Case Shock

February 21, 2010
By mwolly BRONZE, Bloomington, Illinois
mwolly BRONZE, Bloomington, Illinois
1 article 0 photos 0 comments

In most situations I have the natural gift of having things just come easy to me. There is one instance in my life though where that was not the case. It all started last summer… After a year during school of debating as a novice my coach suggested that I go to a debate camp. I took him up on with his offer and soon enough was on a plane heading for Austin, Texas.
Soon enough, I had arrived at the camp hotel, the Castilian, on the University of Texas Campus. I dragged my heavy suitcase with me as I went up to the floor where the Debate Camp sign in was. I was soon in a very long line waiting behind a herd of rowdy high school kids. Finally, after many boring minutes of standing in line I was asked what group I would best be suited for entering. I chose the novice group as I had a bad beginning run during my freshmen year with an overwhelming number of losses.
After signing in and quickly throwing my stuff into my dorm room, I went to the classroom where I was supposed to meet my teachers. The classroom was full of eager high school students and there were two counselors standing in the front of the class who where Jenn and Chaten. Chaten was very thin with olive skin and glasses while Jenn was the opposite, a little heavy set with neatly brushed brown hair. Both had smiles on their faces.

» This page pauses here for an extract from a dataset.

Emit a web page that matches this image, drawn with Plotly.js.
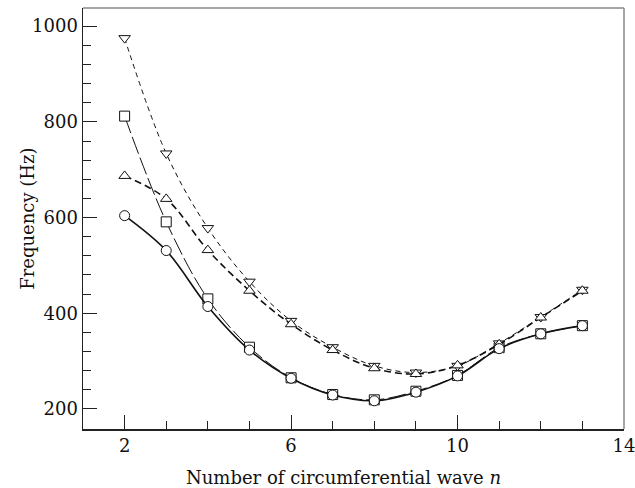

When I sat down with the other kids, Jenn and Chaten got started with their lesson and it was all review for me. Their lecture was about case structure and how a debate round works. (Cases are opening speeches that you give, that layout all your arguments for why something should be done.) “This is a piece of cake,” I thought to myself and was about to dose off until Chaten said that we had to write our own cases. I immediately jolted in my seat and almost fell out of my chair. When I was debating at my high school, my coach always wrote the cases for us. “Writing a case?” I thought. “This could get messy.” So I immediately zoned in and tried to understand how to write a case. They gave examples of debating economic sanctions, jury nullification, and exit exams. By the end of the lesson I was feeling pretty confident about writing cases. When we were assigned time to work on the case topic of Economic Sanctions, I was ready. I was given a template on what the structure of a case and a pad of paper to write on.
We were then sent back to our dorms to work. I spent a lot of time researching my topic and getting some background information on economic sanctions on my laptop, that was simple enough. When I was done researching I knew I had to start writing my case. I was pumped I put my pen on my paper and was waiting for the ideas to flow straight from my brain to my paper like they did doing assignments at school. It didn’t happen. That shocked me and angered me at the same time. This had never happened before. My mind just went blank and I stared at my paper, frustrated. I looked at my watch and I was enraged I had spent a whole hour sitting there and there was not one word on my paper. My new friend Jerron that I had met earlier that day came a minute later and invited me to go chill in the lounge. I took his offer and left my blank notebook. I had a lot of fun just talking with my friend playing ping-pong, pool, and meeting new people. Soon enough it was dark outside and I had to be back in my dorm room for curfew.
I walked back to my room and opened up the door and saw the blank notepad on which my case should have been completed. “Crap,” I thought to myself. I had to have my case finished and printed by tomorrow morning, ready to be debated. “If I don’t have this case done Chaten will flip out.” And through all that that frustration and stress that was going on my head something clicked. I sat down and soon enough my hand just started moving like magic. I used the evidence from the articles that I was given by my teachers to back up my case; I had written persuasive papers in school, but that was not enough to prepare me for this task. The mental stress was enormous but I kept at it until the end. I looked at my watch, It was 3:00 in the morning. My brain and body were so mentally worn out that I just fell on my bed and fell into deep sleep.
The next morning I woke up and ate a quick breakfast and went to the room were I was supposed to be debating with my completed case. I went in there feeling confident with the case I put together the night before, feeling invincible.
I got destroyed.
My opponent tore my case apart. I realized that I had not used as much evidence as I thought to back up each of my arguments and was relying too much on my own words. My opponent saw that, honed in on it and showed the judge that I was asserting myself too much and he ended up beating me down on that.
Even though my round did not go well, I was not fazed, I took my loss as a learning experience and my situation of procrastination as an experience and knew what I had to fix in my case. Soon enough loses turned into wins and I left camp feeling successful in both debating and case writing. Walking away from camp made me realize that things do not always come easily and when they don’t, you have to work twicefold.